The first order of business was to prepare for the inevitable questions from reporters. According to documents obtained by Canadian Business under the federal Access to Information Act, the DFAIT’s media relations team was given a series of stock responses to deliver.

Corporate Canada “leads the world in responsible mining practices,” the officers told reporters from the CBC, La Presse and elsewhere when they called. But as for claims about people forced to build a mine in distant lands, those were the responsibility of local authorities. Headlines followed, but the furor quickly passed.

Among the allegations commonly lobbed at Canadian mining companies, permitting forced labour at one’s mine surely ranks among the most outrageous. But if DFAIT’s response seems somehow inadequate, in reality Lamonde and his colleagues were simply doing their jobs. For years, the federal government has encouraged Canadian companies to subscribe to voluntary measures collectively known as “corporate social responsibility,” or CSR.

Like other nations, however, Canada has steadfastly resisted pressure to directly regulate companies’ behaviour abroad, even when they’re operating in jurisdictions with abysmal human rights records. The controversy surrounding what happened at Bisha reveals, however, that Canada’s laissez-faire approach comes with unexpected consequences that affect every taxpaying Canadian citizen.

The 150 kilometres that separate the Bisha mine from Eritrea’s capital take four hours to drive.
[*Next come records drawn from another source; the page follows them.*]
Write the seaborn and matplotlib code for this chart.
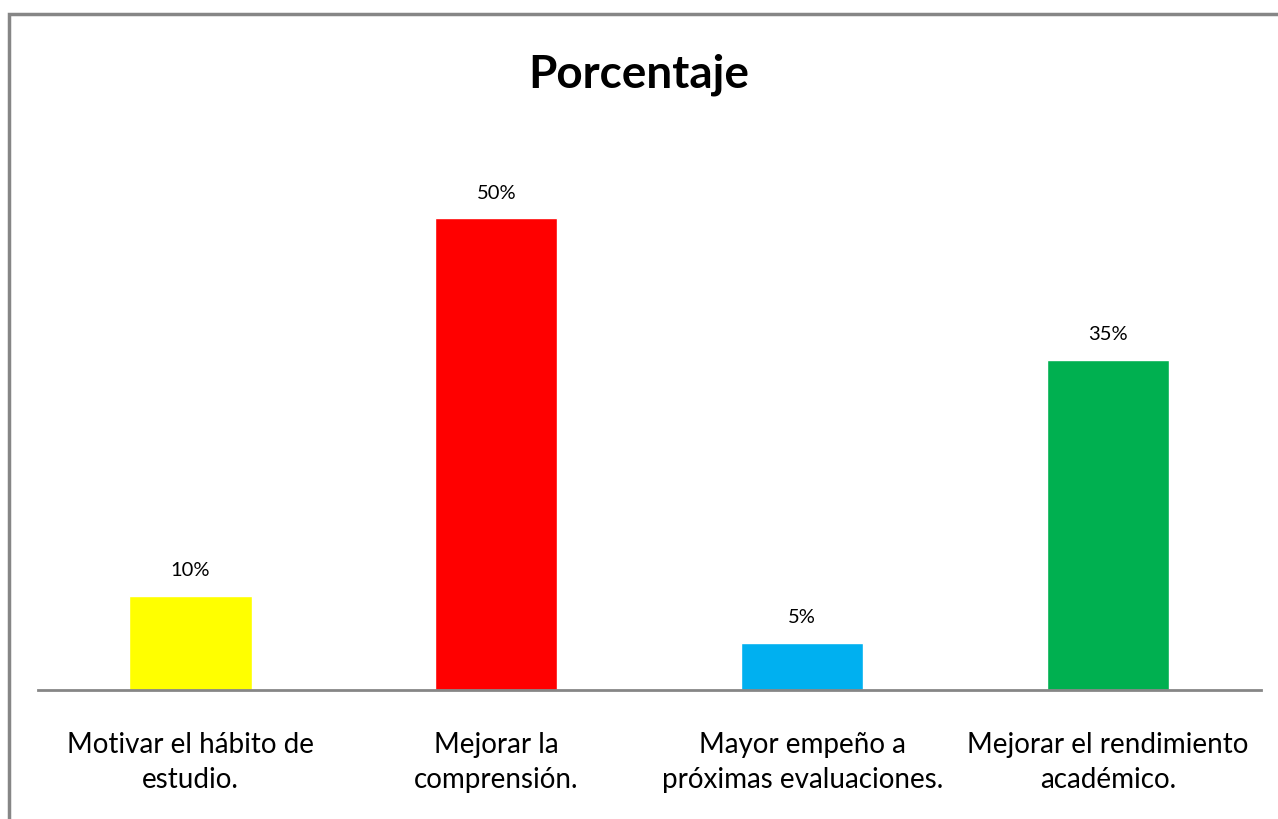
import matplotlib
matplotlib.use("Agg")
import matplotlib.pyplot as plt
import pandas as pd
import seaborn as sns
from matplotlib.patches import Rectangle

# Data
categories = ["Motivar el hábito de\nestudio.",
              "Mejorar la\ncomprensión.",
              "Mayor empeño a\npróximas evaluaciones.",
              "Mejorar el rendimiento\nacadémico."]
values = [10, 50, 5, 35]
colors = ["#FFFF00", "#FF0000", "#00B0F0", "#00B050"]

df = pd.DataFrame({"categoria": categories, "porcentaje": values})

sns.set_style("white")
plt.rcParams["font.family"] = ["Lato", "DejaVu Sans"]
plt.rcParams["text.color"] = "black"
plt.rcParams["xtick.color"] = "black"

fig = plt.figure(figsize=(12.78, 8.19), dpi=100)
ax = fig.add_axes([37.5 / 1278, 1 - 690 / 819, (1261 - 37.5) / 1278, (690 - 124) / 819])

sns.barplot(data=df, x="categoria", y="porcentaje", hue="categoria",
            palette=colors, width=0.4, saturation=1, legend=False, ax=ax)

ax.set_ylim(0, 60)
ax.set_xlim(-0.5, 3.5)
ax.set(xlabel="", ylabel="")
ax.set_yticks([])
for side in ["top", "left", "right"]:
    ax.spines[side].set_visible(False)
ax.spines["bottom"].set_color("#868686")
ax.spines["bottom"].set_linewidth(2)
ax.tick_params(axis="x", length=0, pad=30, labelsize=20, labelcolor="black")
for lbl in ax.get_xticklabels():
    lbl.set_linespacing(1.45)

for i, v in enumerate(values):
    ax.annotate(f"{v}%", (i, v), xytext=(0, 12), textcoords="offset points",
                ha="center", va="bottom", fontsize=14.5, color="black")

fig.text(0.5, 1 - 75 / 819, "Porcentaje", ha="center", va="center",
         fontsize=33, fontweight="bold", color="black")

# outer chart frame
fig.patches.append(Rectangle((9 / 1278, -0.1), 1.2, 1 - 14 / 819 + 0.1,
                             transform=fig.transFigure, fill=False,
                             edgecolor="#868686", linewidth=2.5))

fig.savefig("out.png", dpi=100)
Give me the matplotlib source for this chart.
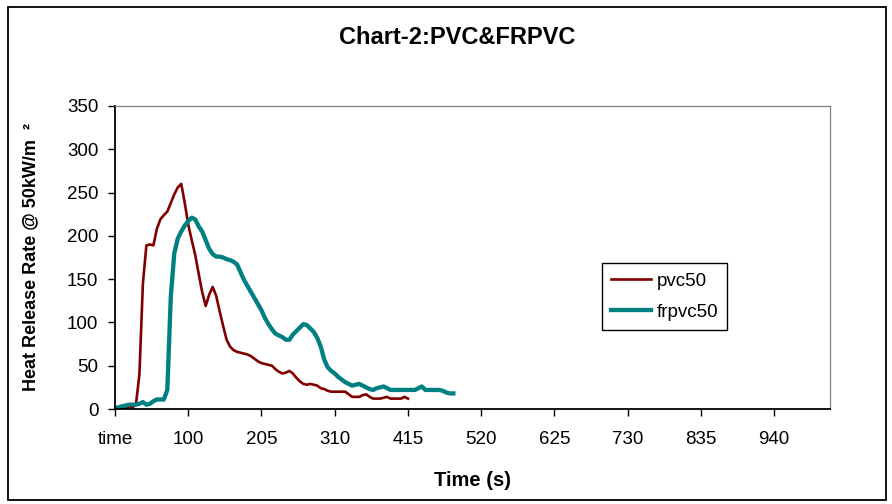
import matplotlib
matplotlib.use("Agg")
import matplotlib.pyplot as plt
from matplotlib.patches import Rectangle

plt.rcParams['font.family'] = ['Liberation Sans', 'DejaVu Sans']

# ---- data ----
categories = ["time"] + [str(t) for t in range(0, 1021, 5)]
tick_step = 21  # a label every 21st category
tick_labels = ["time", "100", "205", "310", "415", "520", "625", "730", "835", "940"]

pvc50 = [0, 0, 1, 1, 2, 2, 5, 40, 145, 189, 190, 189, 208, 219, 224, 228, 238, 248, 256, 260,
         238, 213, 195, 178, 156, 135, 119, 132, 141, 131, 113, 96, 80, 72, 68, 66, 65, 64, 63, 61,
         58, 55, 53, 52, 51, 50, 46, 43, 41, 42, 44, 41, 36, 32, 29, 28, 29, 28, 27, 24,
         23, 21, 20, 20, 20, 20, 20, 17, 14, 14, 14, 16, 17, 14, 12, 12, 12, 13, 14, 12,
         12, 12, 12, 14, 12]

frpvc50 = [1, 2, 3, 4, 5, 5, 5, 6, 8, 5, 6, 9, 11, 11, 11, 22, 130, 180, 197, 205,
           212, 217, 221, 219, 211, 205, 195, 185, 179, 176, 176, 175, 173, 172, 170, 167, 158, 149, 142, 135,
           128, 121, 114, 105, 98, 92, 87, 85, 83, 80, 80, 86, 90, 94, 98, 97, 93, 89, 82, 72,
           57, 48, 44, 41, 37, 34, 31, 29, 27, 28, 29, 27, 25, 23, 22, 24, 25, 26, 24, 22,
           22, 22, 22, 22, 22, 22, 22, 24, 26, 22, 22, 22, 22, 22, 21, 19, 18, 18]

series_names = ["pvc50", "frpvc50"]
series_colors = ["#800000", "#008080"]

yticks = [0, 50, 100, 150, 200, 250, 300, 350]

# ---- figure ----
W, H = 892, 504
fig = plt.figure(figsize=(W / 100, H / 100), dpi=100)
fig.patch.set_facecolor("white")

# outer chart border
fig.patches.append(Rectangle((8 / W, 1 - 500 / H), (886 - 8) / W, (500 - 7) / H,
                             transform=fig.transFigure, fill=False,
                             edgecolor="black", linewidth=1.3))

ax = fig.add_axes([115 / W, 1 - 409 / H, (830 - 115) / W, (409 - 106) / H])

ax.plot(range(len(pvc50)), pvc50, color=series_colors[0], lw=1.9,
        label=series_names[0], solid_joinstyle="round")
ax.plot(range(len(frpvc50)), frpvc50, color=series_colors[1], lw=3.1,
        label=series_names[1], solid_joinstyle="round")

ax.set_xlim(0, len(categories) - 1)
ax.set_ylim(0, 350)
ax.set_yticks(yticks)
ax.set_yticklabels([str(v) for v in yticks], fontsize=13.5)
xt = list(range(0, len(categories), tick_step))
ax.set_xticks(xt)
ax.set_xticklabels(tick_labels[:len(xt)], fontsize=13.5)

ax.tick_params(axis="x", direction="out", length=5, width=1, pad=11)
ax.tick_params(axis="y", direction="out", length=5, width=1, pad=7)

for s in ["top", "right"]:
    ax.spines[s].set_color("#808080")
    ax.spines[s].set_linewidth(0.9)
for s in ["left", "bottom"]:
    ax.spines[s].set_color("black")
    ax.spines[s].set_linewidth(1.3)

# titles
fig.text(457 / W, 1 - 37 / H, "Chart-2:PVC&FRPVC", ha="center", va="center",
         fontsize=17, fontweight="bold")
fig.text(472 / W, 1 - 480 / H, "Time (s)", ha="center", va="center",
         fontsize=14.5, fontweight="bold")
fig.text(31 / W, 1 - 257 / H, "Heat Release Rate @ 50kW/m  ²", ha="center", va="center",
         rotation=90, fontsize=13, fontweight="bold")

leg = ax.legend(loc="upper left", bbox_to_anchor=(602 / W, 1 - 263 / H),
                bbox_transform=fig.transFigure, frameon=True, fancybox=False,
                edgecolor="black", framealpha=1, fontsize=13.5, handlelength=2.1,
                handletextpad=0.3, borderpad=0.5, labelspacing=0.75, borderaxespad=0)
leg.get_frame().set_linewidth(1.0)

fig.savefig("out.png", dpi=100)
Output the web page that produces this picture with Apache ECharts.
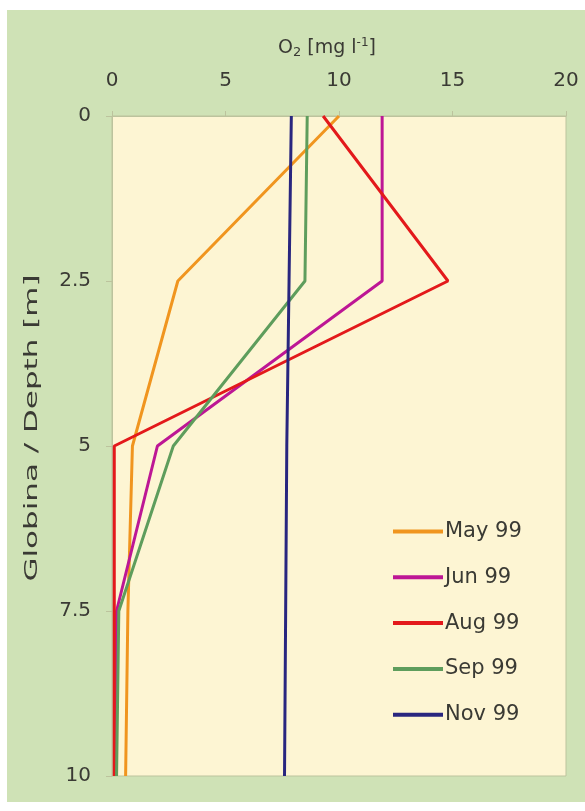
<!DOCTYPE html>
<html>
<head>
<meta charset="utf-8">
<script src="https://cdn.jsdelivr.net/npm/echarts@6/dist/echarts.min.js"></script>
<style>
html,body{margin:0;padding:0;background:#ffffff;}
#chart{width:585px;height:811px;}
</style>
</head>
<body>
<div id="chart"></div>
<script>
// Depth levels (m)
var depths = [0, 2.5, 5, 7.5, 10];
// O2 concentrations (mg/l) per month
var may99 = [10.0, 2.9, 0.9, 0.7, 0.6];
var jun99 = [11.9, 11.9, 2.0, 0.2, 0.2];
var aug99 = [9.3, 14.8, 0.1, 0.1, 0.1];
var sep99 = [8.6, 8.5, 2.7, 0.3, 0.2];
var nov99 = [7.9, 7.8, 7.7, 7.65, 7.6];
var seriesNames = ['May 99', 'Jun 99', 'Aug 99', 'Sep 99', 'Nov 99'];
var xTicks = [0, 5, 10, 15, 20];
var yTicks = [0, 2.5, 5, 7.5, 10];
var yTitle = 'Globina / Depth [m]';

var colors = ['#f0951f', '#bd1695', '#e3191b', '#5e9d5c', '#29267f'];
var allData = [may99, jun99, aug99, sep99, nov99];

function pairs(vals) {
  return vals.map(function (v, i) { return [v, depths[i]]; });
}

var chart = echarts.init(document.getElementById('chart'), null, {renderer: 'canvas'});
var fontFam = '"DejaVu Sans", Verdana, sans-serif';
var txt = '#3a3a34';

var option = {
  backgroundColor: '#ffffff',
  animation: false,
  textStyle: {fontFamily: fontFam},
  graphic: [{
    type: 'rect',
    z: -10,
    shape: {x: 7, y: 10, width: 578, height: 792},
    style: {fill: '#cfe2b6'}
  }, {
    type: 'text',
    z: 10,
    x: 32, y: 428,
    rotation: Math.PI / 2,
    scaleX: 1.72, scaleY: 1,
    style: {
      text: yTitle, fontSize: 18, fontFamily: fontFam, fill: txt,
      align: 'center', verticalAlign: 'middle'
    }
  }],
  grid: {
    left: 112, top: 116, width: 454, height: 660,
    show: true, backgroundColor: '#fdf5d3', borderColor: '#bcc39d', borderWidth: 1
  },
  xAxis: {
    type: 'value', position: 'top', min: 0, max: 20, interval: 5,
    name: '{o|O}{sub|2}{o| [mg l}{sup|-1}{o|]}',
    nameLocation: 'middle', nameGap: 57,
    nameTextStyle: {
      padding: [0, 24, 0, 0],
      rich: {
        o: {fontSize: 19, color: txt, fontFamily: fontFam},
        sub: {fontSize: 13, color: txt, verticalAlign: 'bottom', padding: [7, 0, 0, 0], fontFamily: fontFam},
        sup: {fontSize: 12, color: txt, verticalAlign: 'top', padding: [0, 0, 10, 0], fontFamily: fontFam}
      }
    },
    axisLine: {show: true, lineStyle: {color: '#bcc39d', width: 1}},
    axisTick: {show: true, length: 5, lineStyle: {color: '#bcc39d'}},
    axisLabel: {fontSize: 20, color: txt, margin: 25, fontFamily: fontFam,
      formatter: function (v) { return xTicks.indexOf(v) >= 0 ? String(v) : ''; }},
    splitLine: {show: false}
  },
  yAxis: {
    type: 'value', inverse: true, min: 0, max: 10, interval: 2.5,
    axisLine: {show: true, lineStyle: {color: '#bcc39d', width: 1}},
    axisTick: {show: true, length: 6, lineStyle: {color: '#bcc39d'}},
    axisLabel: {fontSize: 20, color: txt, margin: 21, fontFamily: fontFam, padding: [4, 0, 0, 0],
      formatter: function (v) { return yTicks.indexOf(v) >= 0 ? String(v) : ''; }},
    splitLine: {show: false}
  },
  legend: {
    orient: 'vertical', left: 388, top: 516,
    itemWidth: 50, itemHeight: 4, itemGap: 24.8,
    icon: 'rect',
    textStyle: {fontSize: 21, color: txt, fontFamily: fontFam, lineHeight: 20, padding: [0, 0, 0, -3]},
    data: seriesNames
  },
  series: seriesNames.map(function (n, i) {
    return {
      name: n, type: 'line', data: pairs(allData[i]),
      showSymbol: false, symbol: 'none',
      lineStyle: {color: colors[i], width: 3},
      itemStyle: {color: colors[i]}
    };
  })
};
chart.setOption(option);
</script>
</body>
</html>
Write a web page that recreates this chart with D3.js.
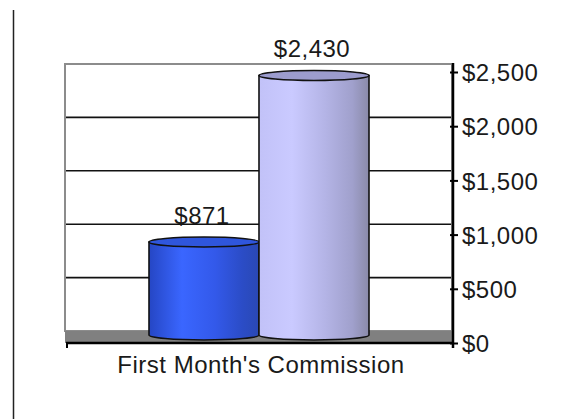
<!DOCTYPE html>
<html>
<head>
<meta charset="utf-8">
<script src="https://cdn.jsdelivr.net/npm/d3@7"></script>
<style>
  body { margin: 0; background: #fff; }
  svg { display: block; }
</style>
</head>
<body>
<div id="chart"></div>
<script>
const categories = ["First Month's Commission"];
const seriesNames = ["Series A", "Series B"];
const seriesValues = [871, 2430];
const tickValues = [0, 500, 1000, 1500, 2000, 2500];

const width = 571;
const height = 419;
const font = "'Liberation Sans', Arial, sans-serif";
const fontSize = 24;
const letterSpacing = 0.5;

const seriesStyles = [
  { stops: ["#2546c4", "#3a66ff", "#3359ea", "#2b4cc6", "#2a48b4"], top: "#2f56dc" },
  { stops: ["#c2c2f8", "#cacaff", "#b4b4e6", "#a0a0cc", "#8a8aa8"], top: "#9c9cce" },
];

const svg = d3.select("#chart")
  .append("svg")
  .attr("width", width)
  .attr("height", height);

// left border line of the page
svg.append("line")
  .attr("x1", 13.5).attr("x2", 13.5)
  .attr("y1", 10).attr("y2", height)
  .attr("stroke", "#222").attr("stroke-width", 1.5);

const plot = { left: 65, right: 453 };

// front axis scale, back wall scale, bar scale (3D depth offsets)
const yAxisScale = d3.scaleLinear().domain([0, 2500]).range([343, 72]);
const yWall = d3.scaleLinear().domain([0, 2500]).range([331, 64]);
const yBar = d3.scaleLinear().domain([0, 2500]).range([335, 68]);

const x0 = d3.scaleBand()
  .domain(categories)
  .range([plot.left, plot.right]);

const x1 = d3.scaleBand()
  .domain(seriesNames)
  .range([x0(categories[0]) + 84, x0(categories[0]) + 304]);

// back wall
svg.append("rect")
  .attr("x", plot.left)
  .attr("y", yWall(2500))
  .attr("width", plot.right - 1 - plot.left)
  .attr("height", yWall(0) - yWall(2500))
  .attr("fill", "#fff")
  .attr("stroke", "#8c8c8c")
  .attr("stroke-width", 2);

// gridlines
svg.append("g")
  .selectAll("line")
  .data(tickValues.filter(d => d > 0 && d < 2500))
  .join("line")
  .attr("x1", plot.left + 1)
  .attr("x2", plot.right - 2)
  .attr("y1", d => yWall(d))
  .attr("y2", d => yWall(d))
  .attr("stroke", "#111")
  .attr("stroke-width", 1.6);

// floor
svg.append("rect")
  .attr("x", plot.left)
  .attr("y", yWall(0))
  .attr("width", plot.right - plot.left)
  .attr("height", yAxisScale(0) - yWall(0))
  .attr("fill", "#808080");

// gradients
const defs = svg.append("defs");
seriesStyles.forEach((s, i) => {
  const g = defs.append("linearGradient")
    .attr("id", "grad" + i)
    .attr("x1", "0%").attr("x2", "100%")
    .attr("y1", "0%").attr("y2", "0%");
  const offsets = [0, 0.3, 0.6, 0.85, 1];
  s.stops.forEach((c, j) => {
    g.append("stop").attr("offset", offsets[j]).attr("stop-color", c);
  });
});

// cylinders
const ry = 5;
const bars = svg.append("g")
  .selectAll("g")
  .data(seriesValues)
  .join("g");

bars.append("path")
  .attr("d", (d, i) => {
    const xl = x1(seriesNames[i]);
    const xr = xl + x1.bandwidth();
    const rx = x1.bandwidth() / 2;
    const top = yBar(d);
    const bot = yBar(0);
    return `M${xl},${top} L${xl},${bot} A${rx},${ry} 0 0 0 ${xr},${bot} L${xr},${top} Z`;
  })
  .attr("fill", (d, i) => `url(#grad${i})`)
  .attr("stroke", "#111")
  .attr("stroke-width", 1.6);

bars.append("ellipse")
  .attr("cx", (d, i) => x1(seriesNames[i]) + x1.bandwidth() / 2)
  .attr("cy", d => yBar(d))
  .attr("rx", x1.bandwidth() / 2)
  .attr("ry", ry)
  .attr("fill", (d, i) => seriesStyles[i].top)
  .attr("stroke", "#111")
  .attr("stroke-width", 1.6);

// value labels
bars.append("text")
  .attr("x", (d, i) => x1(seriesNames[i]) + x1.bandwidth() / 2 - 2)
  .attr("y", d => yBar(d) - 18)
  .attr("text-anchor", "middle")
  .attr("font-family", font)
  .attr("font-size", fontSize)
  .attr("letter-spacing", letterSpacing)
  .attr("fill", "#1a1a1a")
  .text(d => d3.format("$,")(d));

// x axis line
svg.append("line")
  .attr("x1", plot.left + 1).attr("x2", plot.right + 1)
  .attr("y1", yAxisScale(0)).attr("y2", yAxisScale(0))
  .attr("stroke", "#000").attr("stroke-width", 2.5);

svg.append("line")
  .attr("x1", plot.left + 2).attr("x2", plot.left + 2)
  .attr("y1", yAxisScale(0)).attr("y2", yAxisScale(0) + 5)
  .attr("stroke", "#000").attr("stroke-width", 2);

// category label
svg.append("text")
  .attr("x", x0(categories[0]) + x0.bandwidth() / 2 + 2)
  .attr("y", 373)
  .attr("text-anchor", "middle")
  .attr("font-family", font)
  .attr("font-size", fontSize)
  .attr("letter-spacing", letterSpacing)
  .attr("fill", "#1a1a1a")
  .text(categories[0]);

// right value axis
const yAxis = d3.axisRight(yAxisScale)
  .tickValues(tickValues)
  .tickFormat(d3.format("$,"))
  .tickSize(5)
  .tickPadding(4)
  .tickSizeOuter(0);

const axisG = svg.append("g")
  .attr("transform", `translate(${plot.right},0)`)
  .call(yAxis);

axisG.select(".domain")
  .attr("d", `M0,${yWall(2500) - 1}V${yAxisScale(0) + 5}`)
  .attr("stroke", "#000")
  .attr("stroke-width", 2.5);

axisG.selectAll(".tick line")
  .attr("x1", -3)
  .attr("stroke", "#000")
  .attr("stroke-width", 2);

axisG.selectAll(".tick text")
  .attr("font-family", font)
  .attr("font-size", fontSize)
  .attr("letter-spacing", letterSpacing)
  .attr("fill", "#1a1a1a")
  .attr("dy", "0.36em");
</script>
</body>
</html>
But whereas Asmara is a bustling city of 650,000 filled with 1930s colonial Italian architecture, Bisha lies amid an expansive desert of rolling, ochre-tinged sand and scrub. Nevsun acquired its licence to explore for minerals in Eritrea’s semi-arid lowlands during the 1990s.

There the company found significant deposits of gold, silver, zinc and copper just under the sun-baked surface. These riches were at least as important to the Eritrean government as they were to Nevsun: by various estimates Bisha would provide about US$1 billion in royalties and revenues over its life, and raise the country’s annual GDP by several percentage points.

The compromises necessary to build Eritrea’s first modern mine drew both parties into unfamiliar territory. The Eritrean government, which fiercely espoused national independence and self-reliance, would own just 40% of the joint venture, known as the Bisha Mining Share Co. (BMSC)—Nevsun would hold the rest.

BMSC, meanwhile, would be required to employ a subcontractor owned by Eritrea’s ruling party, called Segen Construction, to build roads, staff housing and earthworks. Nevsun, for its part, would rather not have hired Segen as its price was “significantly higher” than what could otherwise have been negotiated.